Thumbs Down: Strong arm of the law

Early reports indicated

Officer David Bisard was drunk when he got behind the wheel on Aug. 6 and

plowed his police cruiser through three motorcyclists, injuring two and killing

30-year-old Eric Wells. Cops admitted he had tested positive for alcohol, but

stopped short of saying he was drunk. Wells' father stated publicly that

prosecutors told the family Bisard's blood-alcohol level tested at .19 percent

– twice the legal limit. Forensic chemist records confirmed the story,

based on a blood draw to which Bisard consented.But then, troubling developments: turns out, police

respondents never gave Bisard a breath test; the blood draw was taken by an uncertified

technician several hours after the incident; by last week, Marion County

Prosecutor Carl Brizzi had thrown out the blood evidence and dropped the drunk

driving charges. Bikers and concerned residents are howling over

double-standards. Some say it's a cover-up. Some blame Mayor Greg Ballard. Even

the soberest mind wonders how the case would've been handled if the driver

weren't a cop.

Thumbs up: No cuts for

arts funding

Mayor Ballard has long given

public voice to the idea – so often an empty platitude on the lips of

politicians – that the arts are vital to Indianapolis. Kudos to Ballard

for putting (or, keeping, rather) the money where his mouth is. Despite a

projected $50 million budget shortfall for 2011 – double what was

originally anticipated – the Ballard administration has left arts funding

where it was in 2009 and 2010, despite cuts of $22 million to other local

services. At $1 million a year, it isn't much compared to pre-2009 levels. But

it's better than nothing, which is where some feared we were heading."I've learned that when you (fund the

arts), the other funders throughout central Indiana believe that the city has

some skin in the game, and that seems to help," Ballard said in a press

conference after introducing the budget.

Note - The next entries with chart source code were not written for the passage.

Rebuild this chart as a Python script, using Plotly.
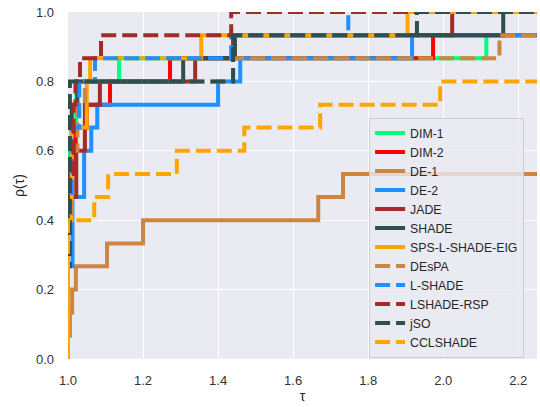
import plotly.graph_objects as go

# Performance profiles: tau where each step occurs and the fraction rho reached there
dim1_tau = [1.0, 1.0, 1.022, 1.136, 2.115, 2.3]
dim1_rho = [0.0, 0.6, 0.8, 0.867, 0.933, 0.933]

dim2_tau = [1.0, 1.0, 1.02, 1.05, 1.112, 1.272, 1.973, 2.3]
dim2_rho = [0.0, 0.533, 0.667, 0.733, 0.8, 0.867, 0.933, 0.933]

de1_tau = [1.0, 1.0, 1.005, 1.011, 1.021, 1.104, 1.2, 1.667, 1.733, 2.3]
de1_rho = [0.0, 0.067, 0.133, 0.2, 0.267, 0.333, 0.4, 0.467, 0.533, 0.533]

de2_tau = [1.0, 1.0, 1.012, 1.043, 1.062, 1.078, 1.4, 1.459, 1.917, 2.3]
de2_rho = [0.0, 0.267, 0.467, 0.6, 0.667, 0.733, 0.8, 0.867, 0.933, 0.933]

jade_tau = [1.0, 1.0, 1.022, 1.045, 1.085, 1.339, 1.44, 2.024, 2.3]
jade_rho = [0.0, 0.467, 0.6, 0.733, 0.8, 0.867, 0.933, 1.0, 1.0]

shade_tau = [1.0, 1.0, 1.01, 1.025, 1.307, 1.445, 2.16, 2.3]
shade_rho = [0.0, 0.533, 0.733, 0.8, 0.867, 0.933, 1.0, 1.0]

sps_tau = [1.0, 1.0, 1.01, 1.05, 1.059, 1.355, 1.905, 2.3]
sps_rho = [0.0, 0.4, 0.667, 0.8, 0.867, 0.933, 1.0, 1.0]

despa_tau = [1.0, 1.0, 1.01, 1.025, 1.045, 1.44, 2.15, 2.3]
despa_rho = [0.0, 0.4, 0.6, 0.733, 0.8, 0.867, 0.933, 0.933]

lshade_tau = [1.0, 1.0, 1.01, 1.03, 1.072, 1.435, 1.747, 2.3]
lshade_rho = [0.0, 0.467, 0.667, 0.8, 0.867, 0.933, 1.0, 1.0]

rsp_tau = [1.0, 1.0, 1.015, 1.02, 1.032, 1.088, 1.435, 2.3]
rsp_rho = [0.0, 0.533, 0.733, 0.8, 0.867, 0.933, 1.0, 1.0]

jso_tau = [1.0, 1.0, 1.005, 1.44, 1.93, 2.3]
jso_rho = [0.0, 0.267, 0.8, 0.933, 1.0, 1.0]

ccl_tau = [1.0, 1.0, 1.07, 1.107, 1.29, 1.47, 1.672, 1.992, 2.3]
ccl_rho = [0.0, 0.4, 0.467, 0.533, 0.6, 0.667, 0.733, 0.8, 0.8]

x_ticks = [1.0, 1.2, 1.4, 1.6, 1.8, 2.0, 2.2]
y_ticks = [0.0, 0.2, 0.4, 0.6, 0.8, 1.0]

DASH = "15px,6px"
series = [
    ("DIM-1", dim1_tau, dim1_rho, "#00FF7F", "solid"),
    ("DIM-2", dim2_tau, dim2_rho, "#FF0000", "solid"),
    ("DE-1", de1_tau, de1_rho, "#CD853F", "solid"),
    ("DE-2", de2_tau, de2_rho, "#1E90FF", "solid"),
    ("JADE", jade_tau, jade_rho, "#A52A2A", "solid"),
    ("SHADE", shade_tau, shade_rho, "#2F4F4F", "solid"),
    ("SPS-L-SHADE-EIG", sps_tau, sps_rho, "#FFA500", "solid"),
    ("DEsPA", despa_tau, despa_rho, "#CD853F", DASH),
    ("L-SHADE", lshade_tau, lshade_rho, "#1E90FF", DASH),
    ("LSHADE-RSP", rsp_tau, rsp_rho, "#A52A2A", DASH),
    ("jSO", jso_tau, jso_rho, "#2F4F4F", DASH),
    ("CCLSHADE", ccl_tau, ccl_rho, "#FFA500", DASH),
]

fig = go.Figure()
for name, tau, rho, color, dash in series:
    fig.add_trace(go.Scatter(
        x=tau, y=rho, name=name, mode="lines", line_shape="hv",
        line=dict(color=color, width=4, dash=dash),
    ))

fig.update_layout(
    width=540, height=407,
    margin=dict(l=68, r=3, t=12, b=48),
    paper_bgcolor="white",
    plot_bgcolor="#EAEAF2",
    font=dict(family="Liberation Sans, Arial, sans-serif", size=13, color="#262626"),
    showlegend=True,
    legend=dict(
        x=0.642, y=0.004, xanchor="left", yanchor="bottom",
        bgcolor="rgba(234,234,242,0.8)", bordercolor="#CCCCCC", borderwidth=1,
        font=dict(size=12.3, color="#262626"),
        itemwidth=30, tracegroupgap=0,
    ),
    xaxis=dict(
        range=[1.0, 2.25], tickvals=x_ticks, ticktext=[f"{v:.1f}" for v in x_ticks],
        showgrid=True, gridcolor="white", gridwidth=1, zeroline=False,
        showline=False, ticks="", ticklabelstandoff=12, automargin=False,
        tickfont=dict(size=13, color="#333333"),
        title=dict(text="τ", standoff=4, font=dict(size=14)),
    ),
    yaxis=dict(
        range=[0.0, 1.0], tickvals=y_ticks, ticktext=[f"{v:.1f}" for v in y_ticks],
        showgrid=True, gridcolor="white", gridwidth=1, zeroline=False,
        showline=False, ticks="", ticklabelstandoff=13, automargin=False,
        tickfont=dict(size=13, color="#333333"),
        title=dict(text="ρ(τ)", standoff=8, font=dict(size=14)),
    ),
)

fig.write_html("out.html")
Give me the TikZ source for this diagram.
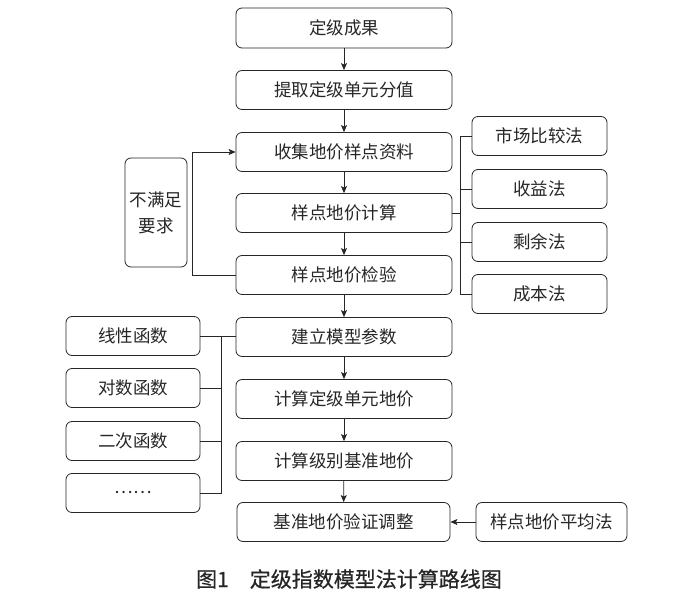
\documentclass[tikz,border=0pt]{standalone}
\usepackage{fontspec}
\setmainfont{Noto Sans CJK SC}
\newfontfamily\capfont[FakeBold=0.6]{Noto Sans CJK SC}
\usetikzlibrary{arrows.meta}
\begin{document}
\begin{tikzpicture}[x=1pt,y=-1pt,
  box/.style={draw=black!85, line width=0.8pt, rounded corners=6pt, minimum height=39pt, inner sep=0pt, font=\fontsize{17.5}{21}\selectfont, text=black!85},
  mainbox/.style={box, minimum width=216pt},
  sidebox/.style={box, minimum width=135pt},
  conn/.style={draw=black!85, line width=0.8pt},
  arr/.style={conn, -{Stealth[length=7pt,width=6pt,inset=1.5pt]}}]
\useasboundingbox (0,0) rectangle (686,599);
\node[mainbox, minimum height=40pt] (a1) at (344,28) {定级成果};
\node[mainbox] (a2) at (344,90) {提取定级单元分值};
\node[mainbox] (a3) at (344,152) {收集地价样点资料};
\node[mainbox] (a4) at (344,213) {样点地价计算};
\node[mainbox] (a5) at (344,275) {样点地价检验};
\node[mainbox] (a6) at (344,337) {建立模型参数};
\node[mainbox] (a7) at (344,399) {计算定级单元地价};
\node[mainbox] (a8) at (344,461) {计算级别基准地价};
\node[box, minimum width=213pt] (a9) at (343.5,522) {基准地价验证调整};
\node[box, minimum width=62pt, minimum height=109pt, align=center, font=\fontsize{17.5}{26}\selectfont] (n) at (156,212.5) {不满足\\要求};
\node[sidebox] (r1) at (539.5,136) {市场比较法};
\node[sidebox] (r2) at (539.5,189) {收益法};
\node[sidebox] (r3) at (539.5,242) {剩余法};
\node[sidebox] (r4) at (539.5,294) {成本法};
\node[sidebox, minimum width=134pt] (l1) at (133,336) {线性函数};
\node[sidebox, minimum width=134pt] (l2) at (133,388) {对数函数};
\node[sidebox, minimum width=134pt] (l3) at (133,441) {二次函数};
\node[sidebox, minimum width=134pt] (l4) at (133,493) {……};
\node[box, minimum width=151pt] (p) at (551.5,522) {样点地价平均法};
\node[font=\capfont\fontsize{21}{25}\selectfont, text=black!85] (cap) at (349,579) {图1\quad 定级指数模型法计算路线图};
\draw[arr] (a1) -- (a2);
\draw[arr] (a2) -- (a3);
\draw[arr] (a3) -- (a4);
\draw[arr] (a4) -- (a5);
\draw[arr] (a5) -- (a6);
\draw[arr] (a6) -- (a7);
\draw[arr] (a7) -- (a8);
\draw[arr] (a8) -- (a9);
\draw[arr] (a5.west) -- ++(-43,0) |- (a3.west);
\draw[conn] (a4.east) -- ++(9,0);
\draw[conn] (r1.west) -- ++(-11,0) |- (r4.west);
\draw[conn] (r2.west) -- ++(-11,0);
\draw[conn] (r3.west) -- ++(-11,0);
\draw[conn] (l1.east) -- (l1.east -| a6.west);
\draw[conn] (l1.east) ++(21,0) |- (l4.east);
\draw[conn] (l2.east) -- ++(21,0);
\draw[conn] (l3.east) -- ++(21,0);
\draw[arr] (p) -- (a9);
\end{tikzpicture}
\end{document}
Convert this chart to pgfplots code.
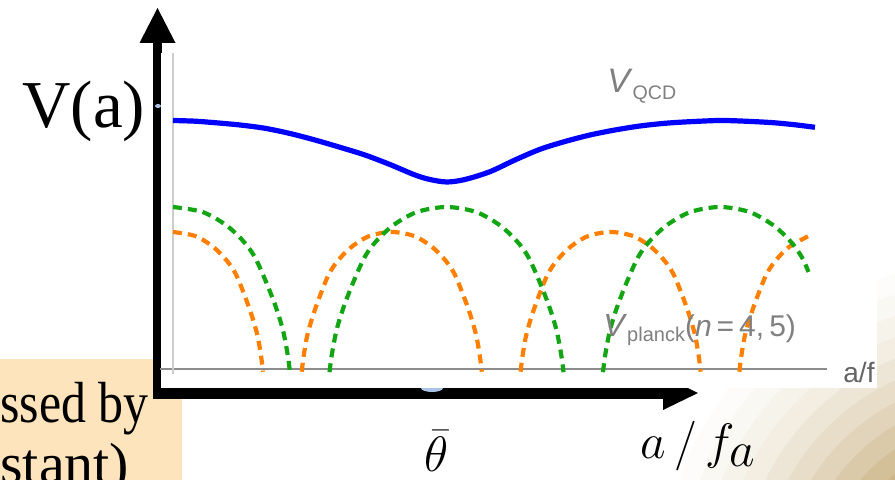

Whatever the reason, we're just glad

he didn't make things worse. (Stockholm Syndrome, anyone?)

Thumbs down: No Fair

There are few things sadder

than the expiration of summer's too-short lease. And, as everyone in

Indianapolis knows, nothing quite says summertime is winding down like the end

of the Indiana State Fair. After all the deep-fried funnel cake, deep-fried

candy bars and deep-fried Pepsis, from the Kiss concert to the demolition

derby, we'll miss you, State Fair. With sick bellies and sugary lips, we swore

we'd never eat another bite, but we'll be back next year.